12/6/2016: Functional Court Software is Essential to Access-to-Justice
The computer systems used by our court systems are outdated and broken. They're hard to use, poorly designed, and in many places simply non-existent. These systems are so bad they're causing case outcomes to be wrongfully recorded and even resulting in wrongful arrests.
Access to justice is not just access to a minimally functioning court system. It’s access to a court system that is also just, transparent, and user-friendly. For a court system to be just it must be transparent. For it to be transparent it must be user-friendly. For too long our third branch of government has functioned as if in secret - placing the records of its doings and pronouncements (which directly affect those living under its jurisdiction) in places inaccessible to the average person, behind an online paywall, or at best behind a computer system so opaque it may as well not exist. We cannot allow our courts to do digital equivalent of putting their records “in the bottom of a locked filing cabinet stuck in a disused lavatory with a sign on the door saying ‘Beware of the Leopard’.”
So why are court systems so far behind the curve? Much of it has to do with two things: budget constraints and a lack of will and understanding on the part of clerks of courts and judges. Most court systems are underfunded, and as a result they are often forced to make the false choice between paying enough personnel to make their courtrooms function on a day-to-day basis, and upgrading their aging computer systems. Case in point:
"The crisis comes as the Alameda County Superior Court copes with a $5 million budget shortfall in the current fiscal year. Finke says he’s hoping the clerk staff will catch up with the backlog of criminal case data that needs to be entered into Odyssey by the end of December, when the courts, except Wiley Manual in Oakland, will be closed to the public and some court staff is taking voluntary furloughs."

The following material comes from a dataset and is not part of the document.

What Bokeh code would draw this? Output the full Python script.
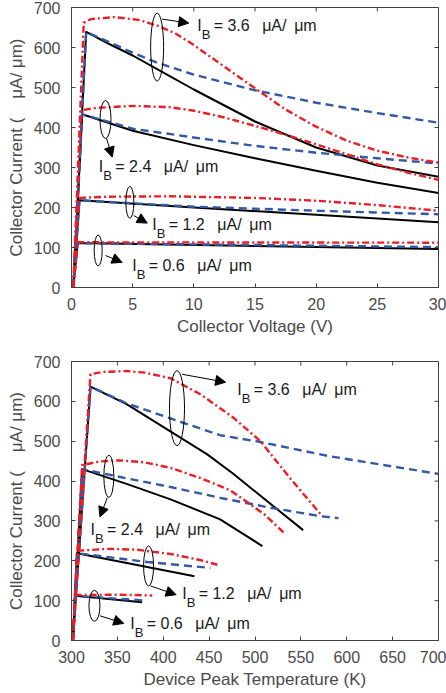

While a five million dollar shortfall is shocking to anyone not familiar with court system budgets1, this phrase is just as important: “the backlog of criminal case data that needs to be entered into Odyssey.” In order to update their internal case management and external case access system, the clerk’s employees must enter what happens each day in court by hand, in addition to entering the details of past cases. This means that the system (one in which a single typo can mean a person is wrongfully arrested and sits in jail until things are sorted out) invites human input errors by design. Considering that the Odyssey system is used in courts nation-wide, this problem isn’t isolated to one cash-strapped court system; it’s endemic to every court system, cash-strapped or not.
Consider this along with the shocking statistic that, on average, one party goes without a lawyer in 70% of civil cases. A lawyer’s role is in great part as an expert guide through the ins and outs of the byzantine court system. In our current set-up, unrepresented parties are not only at a distinct disadvantage, they also put a great strain on judges, clerks, and administrative personnel who have to deal with irregular and incorrect pleadings and filings. A dysfunctional court computer system compounds errors and confusion. Not only does it invite internal errors through wrong information, it creates confusion for pro se parties faced with an unusable interface and clerks who refuse to assist them because doing so would potentially be the unlicensed practice of law.
There is a way out of this mess, but it won’t be easy. Many of our court systems are funded through court fines and fees, which is the equivalent of a so-called "sin tax."2 Not only must courts be fully funded, but courts and judges must be open to adopting technological solutions. There must also be more open-source development of case management software tailored to court systems. Open reccords laws need to be adopted in every state, along with a commitment to make non-confidential court records public and easily accessible online.
Will these things happen? I hate to say it, but probably not. The court system has been ignored and underfunded for so long by state governments that it's become the norm.
1. Court budget cuts are, to put it mildly, a wide-ranging problem. See:
2. "Sin taxes" are designed to punish the behavior (smoking) though economics. But imagine if all funding for cancer research depended on taxes on cigarettes. Once smoking is on the decline, there's not enough money to go around for research on brain cancer, pancreatic cancer, etc. That's what we're doing to our court system through this type of funding mechanism.